### DATA SHOWN

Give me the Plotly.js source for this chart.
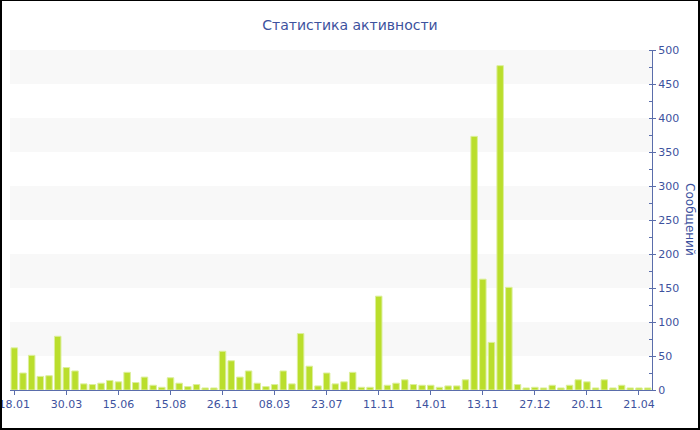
<!DOCTYPE html>
<html>
<head>
<meta charset="utf-8">
<script src="https://cdn.plot.ly/plotly-3.0.1.min.js"></script>
<style>
  html, body { margin: 0; padding: 0; background: #fff; }
  #wrap { position: relative; width: 700px; height: 430px; }
  #chart { width: 700px; height: 430px; }
  #frame { position: absolute; left: 0; top: 0; width: 700px; height: 430px; box-sizing: border-box;
           border-left: 2px solid #000; border-right: 2px solid #000; border-bottom: 2px solid #000; border-top: 1px solid #000;
           pointer-events: none; }
</style>
</head>
<body>
<div id="wrap"><div id="chart"></div><div id="frame"></div></div>
<script>
// Data
const chartTitle = 'Статистика активности';
const yTitle = 'Сообщений';
const tickLabels = ['18.01','30.03','15.06','15.08','26.11','08.03','23.07','11.11','14.01','13.11','27.12','20.11','21.04'];
const tickStep = 6;
const messages = [
  62, 25, 51, 20, 21, 79, 33, 28, 9, 8,
  10, 14, 12, 26, 11, 19, 7, 4, 18, 10,
  5, 8, 3, 3, 57, 43, 19, 28, 10, 5,
  8, 28, 9, 83, 35, 6, 25, 9, 12, 26,
  4, 4, 138, 7, 10, 15, 8, 7, 7, 4,
  6, 6, 15, 373, 163, 70, 477, 151, 8, 3,
  4, 3, 7, 3, 7, 15, 12, 3, 15, 3,
  7, 3, 3, 3
];
const bandEdges = [[50,100],[150,200],[250,300],[350,400],[450,500]];

const textColor = '#3d529e';
const axisColor = '#5a6dab';
const font = 'DejaVu Sans, Verdana, sans-serif';

const xIdx = messages.map((v, i) => i);
const tickVals = tickLabels.map((t, k) => k * tickStep);

const trace = {
  type: 'bar',
  x: xIdx,
  y: messages,
  marker: { color: '#bade2c', line: { color: '#dcef9c', width: 1 } },
  hoverinfo: 'y'
};

const shapes = bandEdges.map(b => ({
  type: 'rect', xref: 'paper', yref: 'y', x0: 0, x1: 1, y0: b[0], y1: b[1],
  fillcolor: '#f8f8f8', line: { width: 0 }, layer: 'below'
}));

const layout = {
  width: 700, height: 430,
  margin: { l: 10, r: 48, t: 50, b: 40 },
  paper_bgcolor: '#ffffff', plot_bgcolor: '#ffffff',
  showlegend: false,
  bargap: 0.25,
  font: { family: font, size: 11, color: textColor },
  title: { text: chartTitle, x: 0.5, xref: 'container', y: 1 - 25/430, yref: 'container', yanchor: 'middle',
           font: { family: font, size: 14, color: textColor } },
  xaxis: {
    type: 'linear', range: [-0.5, messages.length - 0.5],
    tickmode: 'array', tickvals: tickVals, ticktext: tickLabels,
    ticklabeloverflow: 'allow',
    showgrid: false, zeroline: false,
    showline: true, linecolor: axisColor, linewidth: 1,
    ticks: 'outside', ticklen: 4, tickcolor: axisColor,
    tickfont: { family: font, size: 11, color: textColor },
    fixedrange: true
  },
  yaxis: {
    side: 'right', range: [0, 500], dtick: 50, tick0: 0,
    showgrid: false, zeroline: false,
    showline: true, linecolor: axisColor, linewidth: 1,
    ticks: 'outside', ticklen: 3, tickcolor: axisColor,
    minor: { dtick: 25, ticks: 'inside', ticklen: 3, tickcolor: axisColor, showgrid: false },
    tickfont: { family: font, size: 11, color: textColor },
    fixedrange: true
  },
  shapes: shapes,
  annotations: [{
    text: yTitle, xref: 'paper', yref: 'paper', x: 1.059, y: 0.5,
    xanchor: 'center', yanchor: 'middle', textangle: 90, showarrow: false,
    font: { family: font, size: 12, color: textColor }
  }]
};

Plotly.newPlot('chart', [trace], layout, { staticPlot: true, displayModeBar: false });
</script>
</body>
</html>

### EXERCISE TASK
Output all of the data exactly as it stands, minus any images.

### CORRECT RESULT
Give me the Plotly.js source for this chart.
<!DOCTYPE html>
<html>
<head>
<meta charset="utf-8">
<script src="https://cdn.plot.ly/plotly-3.0.1.min.js"></script>
<style>
  html, body { margin: 0; padding: 0; background: #fff; }
  #wrap { position: relative; width: 700px; height: 430px; }
  #chart { width: 700px; height: 430px; }
  #frame { position: absolute; left: 0; top: 0; width: 700px; height: 430px; box-sizing: border-box;
           border-left: 2px solid #000; border-right: 2px solid #000; border-bottom: 2px solid #000; border-top: 1px solid #000;
           pointer-events: none; }
</style>
</head>
<body>
<div id="wrap"><div id="chart"></div><div id="frame"></div></div>
<script>
// Data
const chartTitle = 'Статистика активности';
const yTitle = 'Сообщений';
const tickLabels = ['18.01','30.03','15.06','15.08','26.11','08.03','23.07','11.11','14.01','13.11','27.12','20.11','21.04'];
const tickStep = 6;
const messages = [
  62, 25, 51, 20, 21, 79, 33, 28, 9, 8,
  10, 14, 12, 26, 11, 19, 7, 4, 18, 10,
  5, 8, 3, 3, 57, 43, 19, 28, 10, 5,
  8, 28, 9, 83, 35, 6, 25, 9, 12, 26,
  4, 4, 138, 7, 10, 15, 8, 7, 7, 4,
  6, 6, 15, 373, 163, 70, 477, 151, 8, 3,
  4, 3, 7, 3, 7, 15, 12, 3, 15, 3,
  7, 3, 3, 3
];
const bandEdges = [[50,100],[150,200],[250,300],[350,400],[450,500]];

const textColor = '#3d529e';
const axisColor = '#5a6dab';
const font = 'DejaVu Sans, Verdana, sans-serif';

const xIdx = messages.map((v, i) => i);
const tickVals = tickLabels.map((t, k) => k * tickStep);

const trace = {
  type: 'bar',
  x: xIdx,
  y: messages,
  marker: { color: '#bade2c', line: { color: '#dcef9c', width: 1 } },
  hoverinfo: 'y'
};

const shapes = bandEdges.map(b => ({
  type: 'rect', xref: 'paper', yref: 'y', x0: 0, x1: 1, y0: b[0], y1: b[1],
  fillcolor: '#f8f8f8', line: { width: 0 }, layer: 'below'
}));

const layout = {
  width: 700, height: 430,
  margin: { l: 10, r: 48, t: 50, b: 40 },
  paper_bgcolor: '#ffffff', plot_bgcolor: '#ffffff',
  showlegend: false,
  bargap: 0.25,
  font: { family: font, size: 11, color: textColor },
  title: { text: chartTitle, x: 0.5, xref: 'container', y: 1 - 25/430, yref: 'container', yanchor: 'middle',
           font: { family: font, size: 14, color: textColor } },
  xaxis: {
    type: 'linear', range: [-0.5, messages.length - 0.5],
    tickmode: 'array', tickvals: tickVals, ticktext: tickLabels,
    ticklabeloverflow: 'allow',
    showgrid: false, zeroline: false,
    showline: true, linecolor: axisColor, linewidth: 1,
    ticks: 'outside', ticklen: 4, tickcolor: axisColor,
    tickfont: { family: font, size: 11, color: textColor },
    fixedrange: true
  },
  yaxis: {
    side: 'right', range: [0, 500], dtick: 50, tick0: 0,
    showgrid: false, zeroline: false,
    showline: true, linecolor: axisColor, linewidth: 1,
    ticks: 'outside', ticklen: 3, tickcolor: axisColor,
    minor: { dtick: 25, ticks: 'inside', ticklen: 3, tickcolor: axisColor, showgrid: false },
    tickfont: { family: font, size: 11, color: textColor },
    fixedrange: true
  },
  shapes: shapes,
  annotations: [{
    text: yTitle, xref: 'paper', yref: 'paper', x: 1.059, y: 0.5,
    xanchor: 'center', yanchor: 'middle', textangle: 90, showarrow: false,
    font: { family: font, size: 12, color: textColor }
  }]
};

Plotly.newPlot('chart', [trace], layout, { staticPlot: true, displayModeBar: false });
</script>
</body>
</html>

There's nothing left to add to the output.